Single by Al Green

from the album I'm Still in Love with You
- B-side: "Old Time Lovin'"
- Released: July 1972
- Genre: Soul
- Length: 3:16
- Label: Hi Records
- Songwriter(s): Al Green, Al Jackson, Jr, Willie Mitchell

Al Green singles chronology
| "Look What You Done for Me" (1972) | "I'm Still in Love with You" (1972) | "Guilty" (1972) |

= I'm Still in Love with You (Al Green song) =

"I'm Still in Love with You" is a song originally recorded by Al Green. Released from the album I'm Still in Love with You, the single spent two weeks at number 1 on the Hot Soul Singles chart in August 1972. It also peaked at number 3 on the Billboard Hot 100 singles chart that same year. It would eventually sell over one million copies and is considered one of Green's most popular songs.
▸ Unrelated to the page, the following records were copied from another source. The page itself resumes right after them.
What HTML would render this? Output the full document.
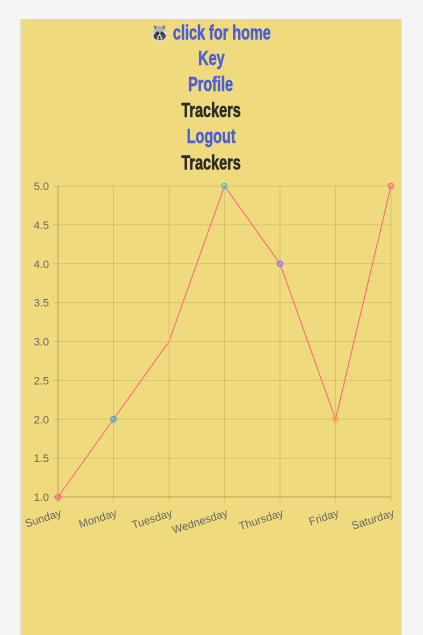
<!DOCTYPE html>
<html><head><meta charset="utf-8"><style>
body{margin:0;background:#f4f5f5;width:423px;height:635px;overflow:hidden;font-family:"Liberation Sans",sans-serif}
#panel{position:absolute;left:20px;top:19px;width:380px;height:616px;background:#efdb7e;border-left:1px solid #e2e2e2;border-right:1px solid #e2e2e2}
.nav{position:absolute;left:0;width:380px;text-align:center;font-weight:bold;font-size:19px;line-height:26px;color:#4a5fd6;text-decoration:none}
.nav span{display:inline-block;transform:scale(0.76,1.05);-webkit-text-stroke:0.5px currentColor}
.cur{color:#2b2b2b}
svg{position:absolute;left:0;top:0}
</style></head><body>
<div id="panel">
<a class="nav" style="top:2px"><span>🦝 click for home</span></a>
<a class="nav" style="top:28px"><span>Key</span></a>
<a class="nav" style="top:54px"><span>Profile</span></a>
<div class="nav cur" style="top:80px"><span>Trackers</span></div>
<a class="nav" style="top:106px"><span>Logout</span></a>
<div class="nav cur" style="top:132px"><span>Trackers</span></div>
</div>
<svg id="chart" width="423" height="635"></svg>
<script>
const categories=["Sunday","Monday","Tuesday","Wednesday","Thursday","Friday","Saturday"];
const values=[1,2,3,5,4,2,5];
const yTicks=[1.0,1.5,2.0,2.5,3.0,3.5,4.0,4.5,5.0];
const pointColors=["#ff6384","#36a2eb","#ffcd56","#4bc0c0","#9966ff","#ff9f40","#ff6384"];
const NS="http://www.w3.org/2000/svg";
const svg=document.getElementById('chart');
const L=58,R=391,T=186,B=497,ymin=1,ymax=5;
const x=i=>L+(R-L)*i/(categories.length-1);
const y=v=>B-(B-T)*(v-ymin)/(ymax-ymin);
function mk(t,a){const e=document.createElementNS(NS,t);for(const k in a)e.setAttribute(k,a[k]);svg.appendChild(e);return e;}
yTicks.forEach(v=>{
 const g=mk('line',{x1:L-5,x2:R,y1:y(v),y2:y(v),stroke:v===ymin?'#b8a45e':'rgba(0,0,0,0.1)','stroke-width':1});
 
 
 const t=mk('text',{x:L-9,y:y(v)+4,'text-anchor':'end','font-size':11,fill:'#666','font-family':'Liberation Sans, sans-serif'});
 t.textContent=v.toFixed(1);
 
 
});
categories.forEach((c,i)=>{
 const g=mk('line',{x1:x(i),x2:x(i),y1:T,y2:B+5,stroke:i===0?'#b8a45e':'rgba(0,0,0,0.1)','stroke-width':1});
 
 
 const ax=x(i)+4,ay=B+19;
 const t=mk('text',{x:ax,y:ay,'text-anchor':'end','font-size':11,fill:'#666','font-family':'Liberation Sans, sans-serif',transform:`rotate(-18 ${ax} ${ay})`});
 t.textContent=c;
 
 
});
const line=mk('polyline',{points:values.map((v,i)=>x(i)+','+y(v)).join(' '),fill:'none',stroke:'#ff6384','stroke-width':1});


values.forEach((v,i)=>{
 const p=mk('circle',{cx:x(i),cy:y(v),r:2.8,fill:pointColors[i]+'55',stroke:pointColors[i],'stroke-width':1});
 
 
});
</script>
</body></html>
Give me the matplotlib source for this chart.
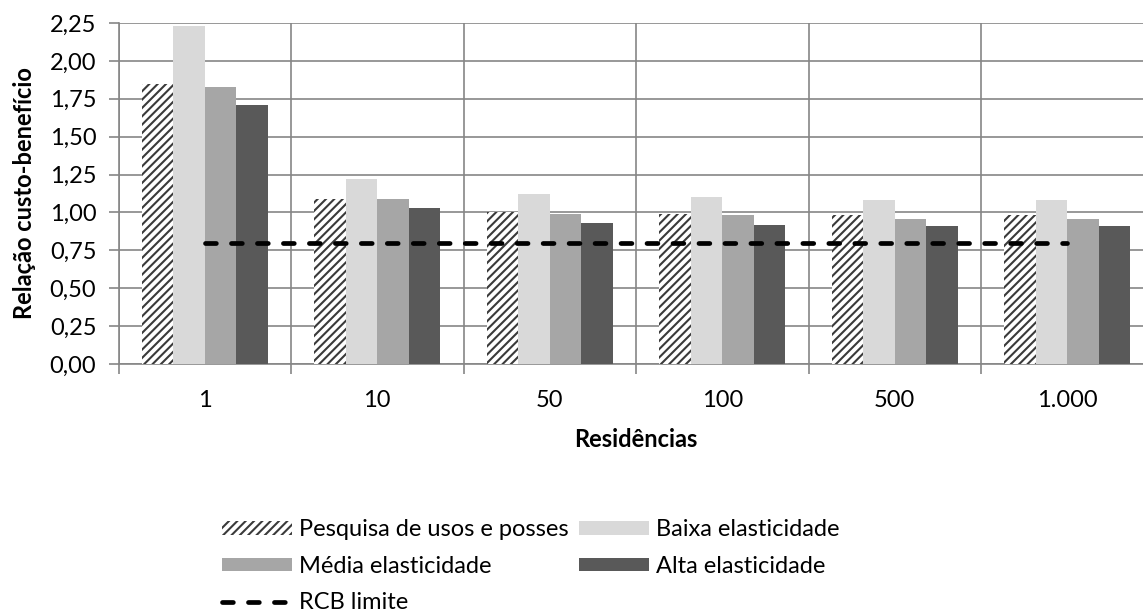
import numpy as np
import matplotlib
matplotlib.use("Agg")
import matplotlib.pyplot as plt
from matplotlib.ticker import FixedLocator, FuncFormatter

plt.rcParams["font.family"] = ["Lato", "DejaVu Sans"]
plt.rcParams["hatch.linewidth"] = 1.5

# Cost-benefit ratio per number of households
residencias = ["1", "10", "50", "100", "500", "1.000"]
pesquisa = [1.85, 1.09, 1.00, 0.99, 0.98, 0.98]
baixa = [2.23, 1.22, 1.12, 1.10, 1.08, 1.08]
media = [1.83, 1.09, 0.99, 0.98, 0.96, 0.96]
alta = [1.71, 1.03, 0.93, 0.92, 0.91, 0.91]
rcb_limite = 0.80

GRID = "#868686"
FS = 17

fig = plt.figure(figsize=(11.43, 6.16), dpi=100)
ax = fig.add_axes([118.5 / 1143, 252 / 616, 1035 / 1143, 341 / 616])

x = np.arange(len(residencias))
w = 0.1826

ax.bar(x - 1.5 * w, pesquisa, w, color="white", edgecolor="#3a3a3a",
       linewidth=0, hatch="////", label="Pesquisa de usos e posses", zorder=3)
ax.bar(x - 0.5 * w, baixa, w, color="#d9d9d9", label="Baixa elasticidade", zorder=3)
ax.bar(x + 0.5 * w, media, w, color="#a6a6a6", label="Média elasticidade", zorder=3)
ax.bar(x + 1.5 * w, alta, w, color="#595959", label="Alta elasticidade", zorder=3)

ax.plot(x, [rcb_limite] * len(x), color="black", lw=3.4,
        dashes=(2.3, 3.2), dash_capstyle="round", zorder=4, label="RCB limite")

ax.set_xlim(-0.5, len(x) - 0.5)
ax.set_ylim(0, 2.25)

ax.yaxis.set_major_locator(FixedLocator(np.arange(0, 2.26, 0.25)))
ax.yaxis.set_major_formatter(FuncFormatter(lambda v, p: f"{v:.2f}".replace(".", ",")))
ax.set_xticks(x)
ax.set_xticklabels(residencias)
ax.xaxis.set_minor_locator(FixedLocator(np.arange(-0.5, len(x), 1.0)))

ax.tick_params(axis="x", which="major", length=0, labelsize=FS, pad=19)
ax.tick_params(axis="x", which="minor", length=7, width=1.2, color=GRID)
ax.tick_params(axis="y", length=7, width=1.2, color=GRID, labelsize=FS, pad=9)

ax.grid(True, axis="y", color=GRID, lw=1.2, zorder=0)
ax.grid(True, axis="x", which="minor", color=GRID, lw=1.2, zorder=0)
ax.set_axisbelow(True)

for side in ["top", "right"]:
    ax.spines[side].set_visible(False)
for side in ["left", "bottom"]:
    ax.spines[side].set_color(GRID)
    ax.spines[side].set_linewidth(1.2)

ax.set_ylabel("Relação custo-benefício", fontsize=FS, fontweight="bold", labelpad=10)
ax.set_xlabel("Residências", fontsize=FS, fontweight="bold", labelpad=12)

handles, labels = ax.get_legend_handles_labels()
order = [1, 3, 0, 2, 4]
fig.legend([handles[i] for i in order], [labels[i] for i in order],
           ncol=2, loc="upper left", bbox_to_anchor=(201 / 1143, 1 - 498 / 616),
           frameon=False, fontsize=FS, handlelength=2.97, handleheight=0.5,
           handletextpad=0.3, columnspacing=0.42, labelspacing=0.66)

fig.savefig("out.png", dpi=100)
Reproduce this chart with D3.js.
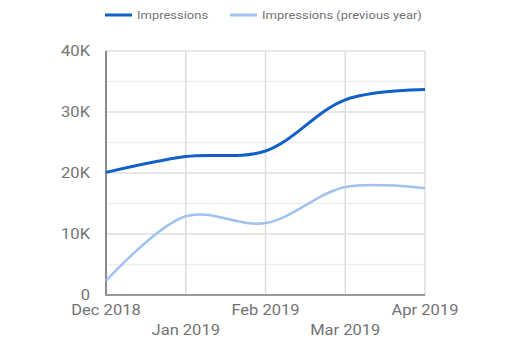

Billboard ranked it as the 59th best selling song of 1972.

==Chart positions==

| Charts (1972) | Peak position |
|---|---|
| U.S. Billboard Hot 100 | 3 |
| U.S. Billboard Hot Soul Singles | 1 |

==Cover versions==
- Meli'sa Morgan recorded a version of this song, titled "Still in Love with You", for her 1992 album of the same title. It peaked at number 9 on the Hot Black Singles chart and number 3 on the Hot Dance Club Play chart.